Nicknamed “Eyeball” for a tattoo that darkened the white portion of his right eye, the 39-year-old Barnum admitted to taking part in a 2012 crime spree, and pleaded guilty to first-degree attempted murder, first-degree burglary and third-degree felony in possession of a weapon.

Barnum opened fire on a pair of Anchorage police officers who were investigating a hotel in 2012 after a series of burglaries and car thefts. Barnum injured one of the officers, and the two returned fire, striking Barnum in the arm.

After weighing the circumstances, Anchorage Superior Court Judge Jack Smith sentenced Barnum to 22 years in prison at a hearing on Friday.

In addition to the eyeball tattoo, Barnum has a series of skull-like representations tattooed on his face along with a crown of thorns and other religious insignia.

In speaking before the court, Anchorage Police Chief Mark Mew seemed as concerned about Barnum’s appearance as he was about his admissions of guilt, criminal history — Barnum has 14 prior convictions — and admitted heroin addiction.

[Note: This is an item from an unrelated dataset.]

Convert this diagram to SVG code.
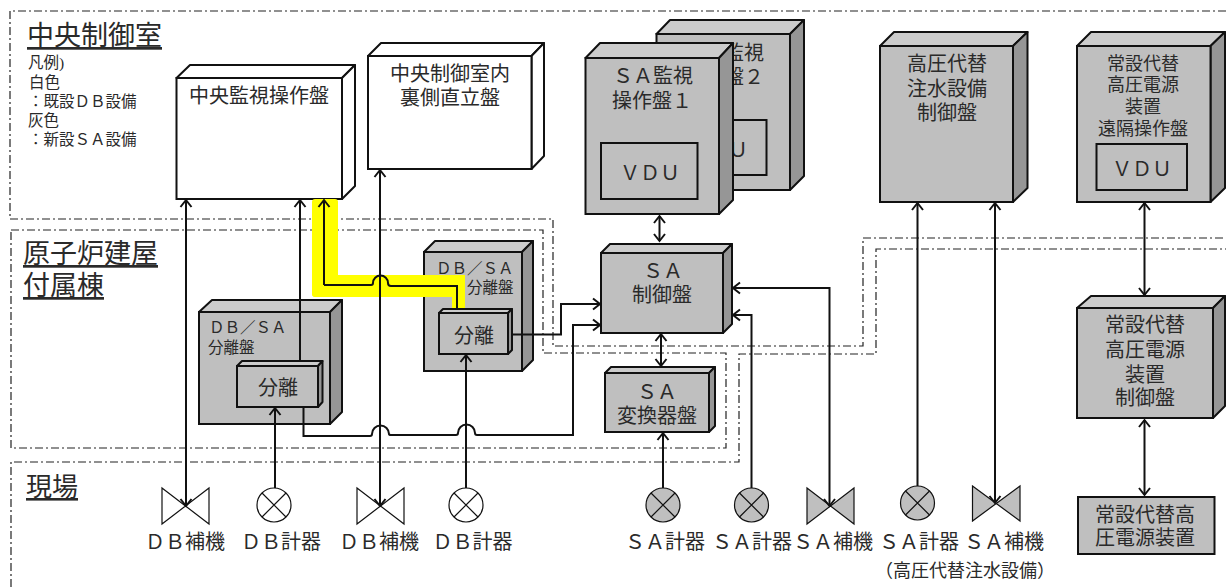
<svg xmlns="http://www.w3.org/2000/svg" width="1226" height="587" viewBox="0 0 1226 587">
<style>
text{font-family:"Liberation Serif","Noto Sans CJK JP",serif;fill:#2a2a2a;font-size:20px;text-anchor:middle}
.l{text-anchor:start}
.t{font-size:27px;text-anchor:start;text-decoration:underline}
.s{font-size:15.5px;text-anchor:start}
.m{font-size:15.5px;text-anchor:start}
.n{font-size:18px}
.f{fill:#bfbfbf;stroke:#111;stroke-width:2}
.u{fill:#cccccc;stroke:#111;stroke-width:2;stroke-linejoin:round}
.d{fill:#969696;stroke:#111;stroke-width:2;stroke-linejoin:round}
.w .f,.w .u,.w .d{fill:#fff}
.b{fill:none;stroke:#222;stroke-width:1.2;stroke-dasharray:8 3 2 3}
.c{fill:none;stroke:#111;stroke-width:2}
.a{marker-end:url(#h)}
.aa{marker-end:url(#h);marker-start:url(#h)}
.v{stroke:#111;stroke-width:1.2}
.wv{fill:#fff}.gv{fill:#bfbfbf}
.y{fill:#ffff00}
</style>
<defs>
<marker id="h" markerUnits="userSpaceOnUse" markerWidth="12" markerHeight="14" refX="9" refY="7" orient="auto-start-reverse">
<path d="M2 1.5L9 7L2 12.5" fill="none" stroke="#111" stroke-width="2"/>
</marker>
</defs>
<g id="boundaries">
<path class="b" d="M1226 11H10V219H553V346H863V238H1226"/>
<path class="b" d="M11 230H543V353H726V448H11Z"/>
<path class="b" d="M11 587V462H739V354H876V249H1226"/>
</g>
<g id="labels">
<text class="t" x="27" y="45">中央制御室</text>
<text class="t" x="23" y="263">原子炉建屋</text>
<text class="t" x="23" y="295">付属棟</text>
<text class="t" x="26" y="496" style="font-size:26px">現場</text>
</g>
<g id="legend">
<text class="s" x="28" y="68">凡例)</text>
<text class="s" x="29" y="88">白色</text>
<text class="s" x="28" y="107">：既設ＤＢ設備</text>
<text class="s" x="28" y="126">灰色</text>
<text class="s" x="28" y="145">：新設ＳＡ設備</text>
</g>
<g id="node-central" class="w">
<polygon class="u" points="176.500,78 190,65 355,65 342,78"/>
<polygon class="d" points="342,78 355,65 355,186 342,199"/>
<rect class="f" x="176.500" y="78" width="165.500" height="121"/>
<text x="259" y="103">中央監視操作盤</text>
</g>
<g id="node-rear" class="w">
<polygon class="u" points="368,56 381,43 544,43 531.500,56"/>
<polygon class="d" points="531.500,56 544,43 544,156 531.500,169"/>
<rect class="f" x="368" y="56" width="163.500" height="113"/>
<text x="450" y="81">中央制御室内</text>
<text x="450" y="105">裏側直立盤</text>
</g>
<g id="node-sa2">
<polygon class="u" points="656.500,34 670,20 804,20 790,34"/>
<polygon class="d" points="790,34 804,20 804,176 790,190"/>
<rect class="f" x="656.500" y="34" width="133.500" height="156"/>
<text x="724" y="60">ＳＡ監視</text>
<text x="724" y="84">操作盤２</text>
<rect class="f" x="670" y="120" width="96.500" height="55"/>
<text x="718" y="157">ＶＤＵ</text>
</g>
<g id="node-sa1">
<polygon class="u" points="585.500,58 600,43 733,43 719,58"/>
<polygon class="d" points="719,58 733,43 733,200 719,214"/>
<rect class="f" x="585.500" y="58" width="133.500" height="156"/>
<text x="653" y="83">ＳＡ監視</text>
<text x="652" y="108">操作盤１</text>
<rect class="f" x="601" y="143" width="96.500" height="56"/>
<text x="650" y="180">ＶＤＵ</text>
</g>
<g id="node-hp">
<polygon class="u" points="880,46 894,32 1027.500,32 1013,46"/>
<polygon class="d" points="1013,46 1027.500,32 1027.500,188 1013,202"/>
<rect class="f" x="880" y="46" width="133" height="156"/>
<text x="947" y="71">高圧代替</text>
<text x="947" y="96">注水設備</text>
<text x="947" y="120">制御盤</text>
</g>
<g id="node-remote">
<polygon class="u" points="1077,46 1091,32 1225,32 1210.500,46"/>
<polygon class="d" points="1210.500,46 1225,32 1225,188 1210.500,202"/>
<rect class="f" x="1077" y="46" width="133.500" height="156"/>
<text class="n" x="1143" y="69.500">常設代替</text>
<text class="n" x="1143" y="90.500">高圧電源</text>
<text class="n" x="1143" y="112.500">装置</text>
<text class="n" x="1143" y="134.500">遠隔操作盤</text>
<rect class="f" x="1096.500" y="144" width="90.500" height="46"/>
<text x="1142" y="176">ＶＤＵ</text>
</g>
<g id="node-sa-ctrl">
<polygon class="u" points="601,253 610,244 732,244 723,253"/>
<polygon class="d" points="723,253 732,244 732,324 723,333"/>
<rect class="f" x="601" y="253" width="122" height="80"/>
<text x="663" y="278">ＳＡ</text>
<text x="662" y="302">制御盤</text>
</g>
<g id="node-sa-conv">
<polygon class="u" points="605,373 611,367 715,367 709,373"/>
<polygon class="d" points="709,373 715,367 715,426 709,432"/>
<rect class="f" x="605" y="373" width="104" height="59"/>
<text x="657" y="399">ＳＡ</text>
<text x="657" y="423">変換器盤</text>
</g>
<g id="node-dbsa1">
<polygon class="u" points="199,312 212,300 342,300 330,312"/>
<polygon class="d" points="330,312 342,300 342,412 330,424"/>
<rect class="f" x="199" y="312" width="131" height="112"/>
<text class="m" x="209" y="333">ＤＢ／ＳＡ</text>
<text class="m" x="208" y="352.500">分離盤</text>
</g>
<g id="node-sep1">
<polygon class="u" points="237,366 242,361 322.500,361 318,366"/>
<polygon class="d" points="318,366 322.500,361 322.500,402 318,407"/>
<rect class="f" x="237" y="366" width="81" height="41"/>
<text x="278" y="395">分離</text>
</g>
<g id="node-dbsa2">
<polygon class="u" points="424,252 435,241 533,241 522,252"/>
<polygon class="d" points="522,252 533,241 533,360 522,371"/>
<rect class="f" x="424" y="252" width="98" height="119"/>
<text class="m" x="436" y="273.500">ＤＢ／ＳＡ</text>
<text class="m" x="467" y="292.500">分離盤</text>
</g>
<g id="highlight">
<rect class="y" x="312" y="199" width="26" height="98" rx="3"/>
<rect class="y" x="312" y="275" width="153" height="22" rx="4"/>
<rect class="y" x="452" y="275" width="13" height="35"/>
</g>
<g id="node-sep2">
<polygon class="u" points="439,313 443,309 512,309 508,313"/>
<polygon class="d" points="508,313 512,309 512,350 508,354"/>
<rect class="f" x="439" y="313" width="69" height="41"/>
<text x="474" y="343">分離</text>
</g>
<g id="node-ctrl">
<polygon class="u" points="1077,308 1091,296 1225,296 1213,308"/>
<polygon class="d" points="1213,308 1225,296 1225,406 1213,418"/>
<rect class="f" x="1077" y="308" width="136" height="110"/>
<text x="1145" y="332">常設代替</text>
<text x="1145" y="357">高圧電源</text>
<text x="1145" y="382">装置</text>
<text x="1145" y="405">制御盤</text>
</g>
<g id="node-power">
<rect class="f" x="1078" y="497" width="136.500" height="57"/>
<text x="1145" y="522">常設代替高</text>
<text x="1145" y="545">圧電源装置</text>
</g>
<g id="field-devices">
<polygon class="v wv" points="162,488 209,524 209,488 162,524"/>
<ellipse class="v wv" cx="274" cy="505" rx="17" ry="17"/>
<path class="v" d="M262 493L286 517M286 493L262 517"/>
<polygon class="v wv" points="357,488 404,524 404,488 357,524"/>
<ellipse class="v wv" cx="466" cy="505" rx="17" ry="17"/>
<path class="v" d="M454 493L478 517M478 493L454 517"/>
<ellipse class="v gv" cx="663" cy="505" rx="17" ry="17"/>
<path class="v" d="M651 493L675 517M675 493L651 517"/>
<ellipse class="v gv" cx="751.500" cy="505" rx="17" ry="17"/>
<path class="v" d="M739.500 493L763.500 517M763.500 493L739.500 517"/>
<polygon class="v gv" points="807,488 854,524 854,488 807,524"/>
<ellipse class="v gv" cx="917.500" cy="503" rx="17" ry="17"/>
<path class="v" d="M905.500 491L929.500 515M929.500 491L905.500 515"/>
<polygon class="v gv" points="972.500,486 1020,521 1020,486 972.500,521"/>
<text x="185" y="549">ＤＢ補機</text>
<text x="281" y="549">ＤＢ計器</text>
<text x="379" y="549">ＤＢ補機</text>
<text x="472.500" y="549">ＤＢ計器</text>
<text x="665" y="549">ＳＡ計器</text>
<text x="752" y="549">ＳＡ計器</text>
<text x="833" y="549">ＳＡ補機</text>
<text x="919" y="549">ＳＡ計器</text>
<text x="1004" y="549">ＳＡ補機</text>
<text class="n" x="965" y="577">（高圧代替注水設備）</text>
</g>
<g id="connectors">
<path class="c aa" d="M186 506V200"/>
<path class="c a" d="M300 361V200"/>
<path class="c a" d="M324 285V200"/>
<path class="c" d="M324 285H371Q373 285 373 283A7.500 7.500 0 0 1 388 283Q388 286 391 286H457V309"/>
<path class="c aa" d="M380 506V170"/>
<path class="c a" d="M275 488V408"/>
<path class="c a" d="M466 488V355"/>
<path class="c a" d="M303.500 407V436H370Q372 436 372 434A8.500 8.500 0 0 1 389 434Q389 435 391 435H456Q458 435 458 433A8.500 8.500 0 0 1 475 433Q475 435 477 435H573V325H600"/>
<path class="c a" d="M512 334.500H561V304H600"/>
<path class="c aa" d="M659.500 216V241"/>
<path class="c aa" d="M661 334V366"/>
<path class="c a" d="M663 488V433"/>
<path class="c a" d="M751.500 488V315H733"/>
<path class="c aa" d="M829.500 506V288H733"/>
<path class="c a" d="M917.500 486V203"/>
<path class="c aa" d="M995 503V203"/>
<path class="c aa" d="M1144.500 203V295"/>
<path class="c aa" d="M1144.500 420V495"/>
</g>
</svg>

“I’d like you to take a look at Mr. Barnum,” Mew told the court. “He has the right to do this to himself and to express himself. We can’t sentence him for that, but I think we can consider a guy’s attitude and his behavior.

“I think Jason Barnum decided a long time ago that his life was about being hostile to people.”

Interestingly enough, Barnum didn’t seem disagree with Mew’s sentiments.

“I’m humbled by what the chief said,” Barnum told the court. “I was out there pretty much running crazy. Everybody knows that I’m not the nicest guy. I understand that what I did was wrong. I can’t take none of it back.”

Barnum went on to place some of the blame for his actions on a heroin addiction and the state’s correctional system. After serving a two-year prison sentence for a prior conviction, Barnum said he was released with no one waiting for him, nowhere to go and no job prospects.

“I was living on the streets, and I tried to get a job, but of course my beautiful face didn’t allow me to do that,” Barnum said.

Ultimately, Smith said no matter how much heroin may have fueled his actions or the system may have failed him , the blame in this case falls on Barnum. Smith also said he is hopeful that when Barnum is eligible for parole in his mid-50s, there will be better support systems available.

“It’s going to be difficult, but hopefully it’ll be easier than the last time,” the judge said.